Monday, September 7, 2009

At Least Now You Know What Happened to All the Singles from the Monopoly Game


Okay so there is some chatter on the internets about this pole dancing doll and whether or not its real.

Either way, welcome to the apocalypse.

(image from www.gizmodo.com)

Friday, September 4, 2009

What's Italian For Duck?

It's been hot as hell and there was no way that I was cooking. I ran out to the local pizza joint to get dinner because apparently some people are too good for cereal. I place my order and sit down to wait for my food. Then I heard a SMACK.

I naturally assumed it was part of good-natured teasing amongst the teenage staff. You know how it goes. Two teenagers work together and flirt by throwing shit at one another. Ah, young love. So I ignore the smack and go about my business. A minute later I hear it again, only this time louder. I look up.

What the crap?

A duck.

A DUCK.

A motherfucking duck.

A duck had somehow wondered his duck ass into the back door of the pizza parlor, marched his ass through the kitchen and was now attempting to fly out of the glass window.

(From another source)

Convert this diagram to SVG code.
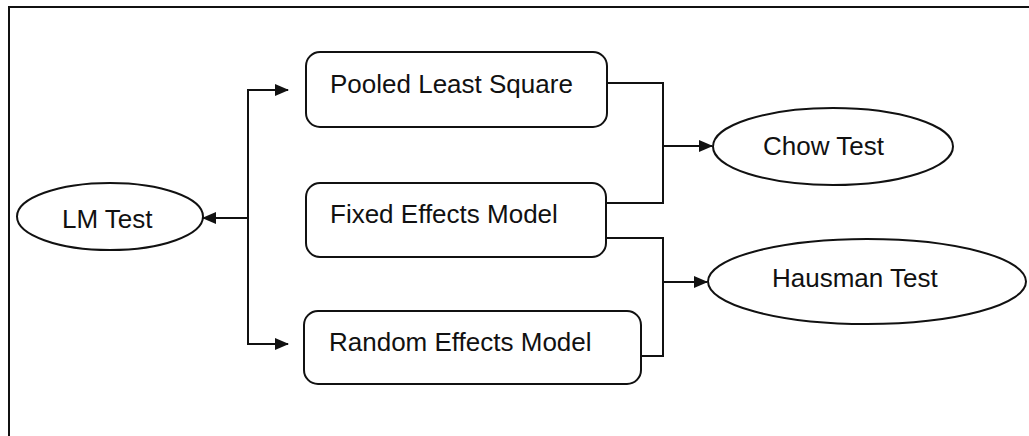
<svg xmlns="http://www.w3.org/2000/svg" width="1029" height="436" viewBox="0 0 1029 436">
<defs>
<style>
.box{fill:#fff;stroke:#111;stroke-width:2}
.lbl{font-family:"Liberation Sans",Arial,sans-serif;font-size:26px;fill:#111}
.ln{fill:none;stroke:#111;stroke-width:2}
</style>
<marker id="ah" markerWidth="14" markerHeight="12" refX="13" refY="6" orient="auto" markerUnits="userSpaceOnUse">
<path d="M0,0 L14,6 L0,12 Z" fill="#111"/>
</marker>
</defs>
<rect width="1029" height="436" fill="#fff"/>
<path d="M9,436 V7 H1029" class="ln"/>
<g id="lm">
<ellipse cx="110" cy="216.5" rx="93" ry="33.5" class="box"/>
<text x="62" y="228" class="lbl">LM Test</text>
</g>
<g id="pooled">
<rect x="306" y="52" width="301" height="75" rx="14" class="box"/>
<text x="330" y="93" class="lbl">Pooled Least Square</text>
</g>
<g id="fixed">
<rect x="306" y="183" width="300" height="74" rx="14" class="box"/>
<text x="330" y="223" class="lbl">Fixed Effects Model</text>
</g>
<g id="random">
<rect x="304" y="311" width="337" height="73" rx="14" class="box"/>
<text x="329" y="351" class="lbl">Random Effects Model</text>
</g>
<g id="chow">
<ellipse cx="833" cy="146.5" rx="120" ry="38.5" class="box"/>
<text x="763" y="155" class="lbl">Chow Test</text>
</g>
<g id="hausman">
<ellipse cx="867" cy="281.5" rx="159" ry="42.5" class="box"/>
<text x="772" y="287" class="lbl">Hausman Test</text>
</g>
<g id="connectors">
<path d="M248,218 V90 H288" class="ln" marker-end="url(#ah)"/>
<path d="M248,218 V344 H288" class="ln" marker-end="url(#ah)"/>
<path d="M248,218 H203" class="ln" marker-end="url(#ah)"/>
<path d="M607,83 H663 V203 H606" class="ln"/>
<path d="M663,146 H712" class="ln" marker-end="url(#ah)"/>
<path d="M606,238 H663 V356 H641" class="ln"/>
<path d="M663,282 H707" class="ln" marker-end="url(#ah)"/>
</g>
</svg>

This attempt to fly through glass happened not once, not twice but three times.

On the duck's third attempt to fly to freedom through the glass the crazy, ass, old Italian guy who owns the place starts trying to get the duck with a pizza paddle. Oh, right so on the third attempt the duck actually falls behind the "pizza assembly station" and is no stuck. So the crazy old Italian guy is attempting to get the duck out from behind the station with a pizza paddle. And yes, it is the exact same paddle they normally use to extract delicious cheesy pizza from the oven.

Finally the duck comes out from behind the station and the COIG starts doing what could best be described as spanking the duck (and no that's not a euphemism). The whole time he is spanking the duck he is yelling at it in both English and Italian (because I guess some ducks are bilingual.) It goes something like this:

COIG: (Unintelligable Italian - potentially cursing)

Duck :

COIG: Hey ya! Stupid duck!

(Paddle smack)

COIG: Hey-a duck! Why you NO MOVE?

(Paddle smack)

COIG: (More unintelligable Italian - definitely cursing)

While this is all taking place the young Italian guy continues to make pizzas. I shit you not. He just keeps flipping out dough, spinning it out, dumping on sauce and toppings and throwing them in the oven. The best part? The young Italian guy does not even acknowledge what is going on right behind him. Like this is total old hat. As if everyday he watched some old guy spank a duck and curse at it in Italian. And if thats the case we are so NEVER getting pizza from this place again because I highly doubt they have a pizza paddle exclusively devoted to duck spanking. Even if they do chances are high they could get those paddles mixed up. It's not like one says "duck spanker."

I digress.

After about five minutes the COIG realizes that spanking the duck is doing nothing. In all the time the duck has maybe walked five inches. As if a lightbulb has gone off in this guys head. He starts screaming for a broom. Then he basically plays shuffleboard with the duck. He would sit the broom right behind the ducks butt and just slide the duck across the floor. I'm guessing the duck was okay with it because it never moved or quacked or anything.

Finally the COIG gets the duck out the front door. He walks back in and looks at me and goes "You see that duck?" and makes a shrugging motion with his shoulders and walks away. I then watch him take the broom that was just maybe raping that duck and puts it back in its place. Uh? Shouldn't that be thrown out or disinfected or something? And I'm fairly certain no one has removed the duck spanking paddle.

So basically there is a 50/50 chance we may have gotten botulism from the duck spanking paddle. And you can bet that I didn't eat a slice of that.